**INFORMATION SHOWN:**

==================================================

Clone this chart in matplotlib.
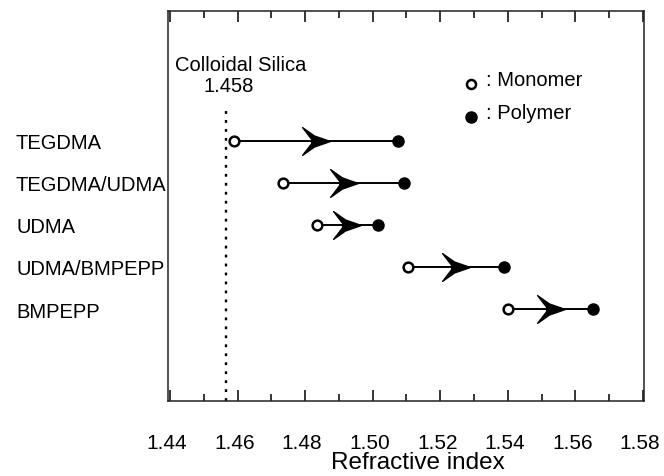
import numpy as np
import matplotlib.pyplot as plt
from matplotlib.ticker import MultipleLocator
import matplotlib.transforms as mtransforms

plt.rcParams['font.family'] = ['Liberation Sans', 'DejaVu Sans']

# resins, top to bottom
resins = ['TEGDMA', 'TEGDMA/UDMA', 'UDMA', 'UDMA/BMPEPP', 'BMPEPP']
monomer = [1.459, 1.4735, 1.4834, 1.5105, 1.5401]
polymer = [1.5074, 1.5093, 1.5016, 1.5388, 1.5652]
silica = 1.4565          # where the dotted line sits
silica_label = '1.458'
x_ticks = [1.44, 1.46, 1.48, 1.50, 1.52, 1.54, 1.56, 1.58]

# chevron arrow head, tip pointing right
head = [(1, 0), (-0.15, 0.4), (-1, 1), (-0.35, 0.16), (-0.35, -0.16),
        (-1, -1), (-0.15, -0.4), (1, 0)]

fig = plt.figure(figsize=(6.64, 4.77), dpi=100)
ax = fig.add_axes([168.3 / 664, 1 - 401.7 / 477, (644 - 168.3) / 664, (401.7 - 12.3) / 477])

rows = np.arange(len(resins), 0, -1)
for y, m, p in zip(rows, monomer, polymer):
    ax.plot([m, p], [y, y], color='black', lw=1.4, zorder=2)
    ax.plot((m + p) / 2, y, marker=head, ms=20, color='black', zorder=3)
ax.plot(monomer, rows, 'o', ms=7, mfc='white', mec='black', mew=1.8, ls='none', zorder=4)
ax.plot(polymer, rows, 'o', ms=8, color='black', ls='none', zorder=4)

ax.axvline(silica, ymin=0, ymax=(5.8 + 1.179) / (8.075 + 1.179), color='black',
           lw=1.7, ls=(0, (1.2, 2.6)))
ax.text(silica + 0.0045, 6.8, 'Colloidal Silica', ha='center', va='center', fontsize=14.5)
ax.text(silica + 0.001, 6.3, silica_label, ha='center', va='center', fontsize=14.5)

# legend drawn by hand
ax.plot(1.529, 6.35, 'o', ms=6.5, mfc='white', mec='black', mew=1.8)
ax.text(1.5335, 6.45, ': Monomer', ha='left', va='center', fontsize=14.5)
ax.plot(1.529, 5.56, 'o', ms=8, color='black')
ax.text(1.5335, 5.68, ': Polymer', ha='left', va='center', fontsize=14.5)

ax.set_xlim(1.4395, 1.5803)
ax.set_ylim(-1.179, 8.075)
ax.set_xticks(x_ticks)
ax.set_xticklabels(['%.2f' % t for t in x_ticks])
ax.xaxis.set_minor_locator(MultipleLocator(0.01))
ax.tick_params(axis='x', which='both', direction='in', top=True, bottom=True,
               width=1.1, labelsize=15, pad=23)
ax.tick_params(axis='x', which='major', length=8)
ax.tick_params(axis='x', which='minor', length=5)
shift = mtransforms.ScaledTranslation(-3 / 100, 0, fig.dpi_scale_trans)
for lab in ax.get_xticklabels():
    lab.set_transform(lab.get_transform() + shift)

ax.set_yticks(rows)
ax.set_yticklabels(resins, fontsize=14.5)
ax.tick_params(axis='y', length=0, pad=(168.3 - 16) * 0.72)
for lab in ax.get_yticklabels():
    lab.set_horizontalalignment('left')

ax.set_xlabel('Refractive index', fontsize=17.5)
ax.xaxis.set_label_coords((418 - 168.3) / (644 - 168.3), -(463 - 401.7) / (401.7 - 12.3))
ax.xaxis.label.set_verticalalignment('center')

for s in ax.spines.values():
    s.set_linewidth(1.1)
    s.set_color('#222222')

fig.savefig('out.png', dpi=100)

==================================================

From the opening line of the listing above through the line bearing "(-1, -1), (-0.15, -0.4), (1, 0)]", repeat each line exactly. Drop every picture.

Clone this chart in matplotlib.
import numpy as np
import matplotlib.pyplot as plt
from matplotlib.ticker import MultipleLocator
import matplotlib.transforms as mtransforms

plt.rcParams['font.family'] = ['Liberation Sans', 'DejaVu Sans']

# resins, top to bottom
resins = ['TEGDMA', 'TEGDMA/UDMA', 'UDMA', 'UDMA/BMPEPP', 'BMPEPP']
monomer = [1.459, 1.4735, 1.4834, 1.5105, 1.5401]
polymer = [1.5074, 1.5093, 1.5016, 1.5388, 1.5652]
silica = 1.4565          # where the dotted line sits
silica_label = '1.458'
x_ticks = [1.44, 1.46, 1.48, 1.50, 1.52, 1.54, 1.56, 1.58]

# chevron arrow head, tip pointing right
head = [(1, 0), (-0.15, 0.4), (-1, 1), (-0.35, 0.16), (-0.35, -0.16),
        (-1, -1), (-0.15, -0.4), (1, 0)]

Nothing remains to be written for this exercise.